The school took unprecedented steps to bring the two men — the only U faculty members suspended without pay for sexual misconduct at least since 2013 — back into the fold. As sanctioned faculty return to Minnesota public and private campuses in the MeToo era, administrators are feeling new pressure to talk about their cases more openly.
They are arguing that in place of quiet departures that saddle other unsuspecting schools with misbehaving professors, campuses should work to rehabilitate disciplined faculty, focusing on learning and healing rather than punishment.
"We have to create the space on our campuses for some people to change because if we don't, they won't," said Katie Eichele, the head of the U's Aurora Center, who has advocated for a harder line on sexual misconduct. "This is a really transformational time."
Amid growing national awareness of how faculty harassment can derail the budding careers of graduate students they advise, some students are skeptical.

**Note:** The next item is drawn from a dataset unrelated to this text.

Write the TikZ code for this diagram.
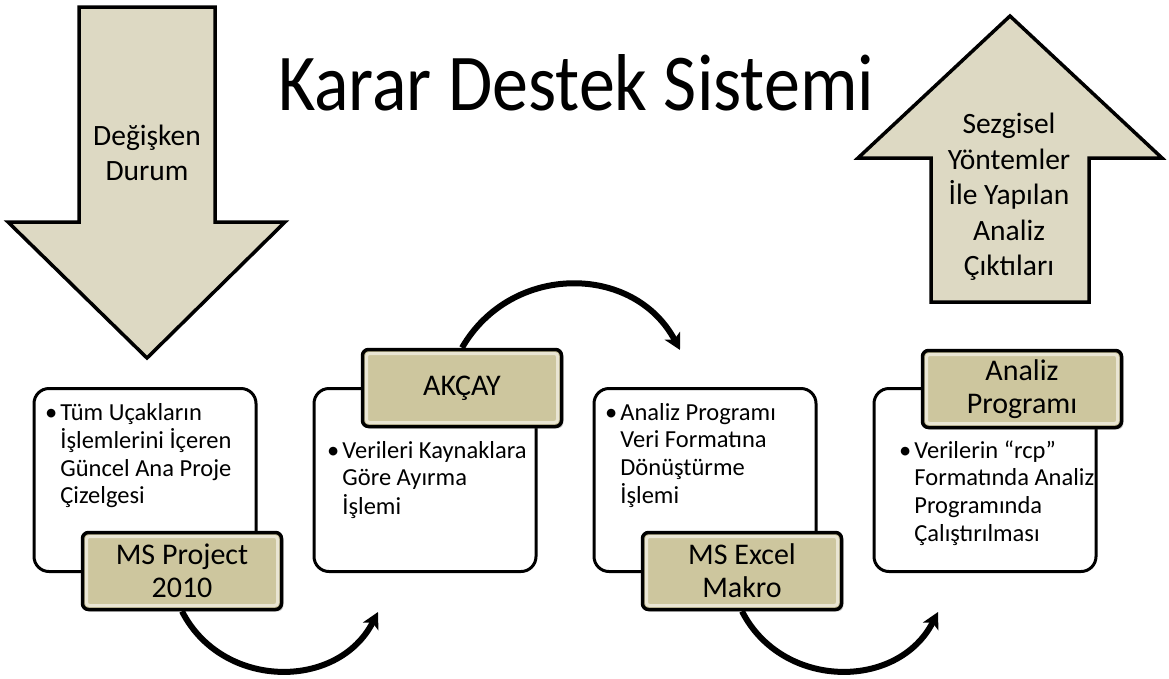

Many are boycotting the classes of sanctioned professors. In a possible setback for its rehabilitation experiment, Humphrey last week tapped colleagues to take over the classes of James Ron, one of the disciplined faculty, without explanation.
'It's painful'
For Nora Radtke, the U research position Ron offered her last year was a dream job and the culmination of her Humphrey graduate coursework, largely designed and overseen by Ron. But she says, the conversation about job duties and salary ended with a "power move" that blindsided her: If she were single, Radtke says Ron told her, he would ask her out.
"It felt like my life changed in a second," she said. "This relationship was never about my professional development and academic work."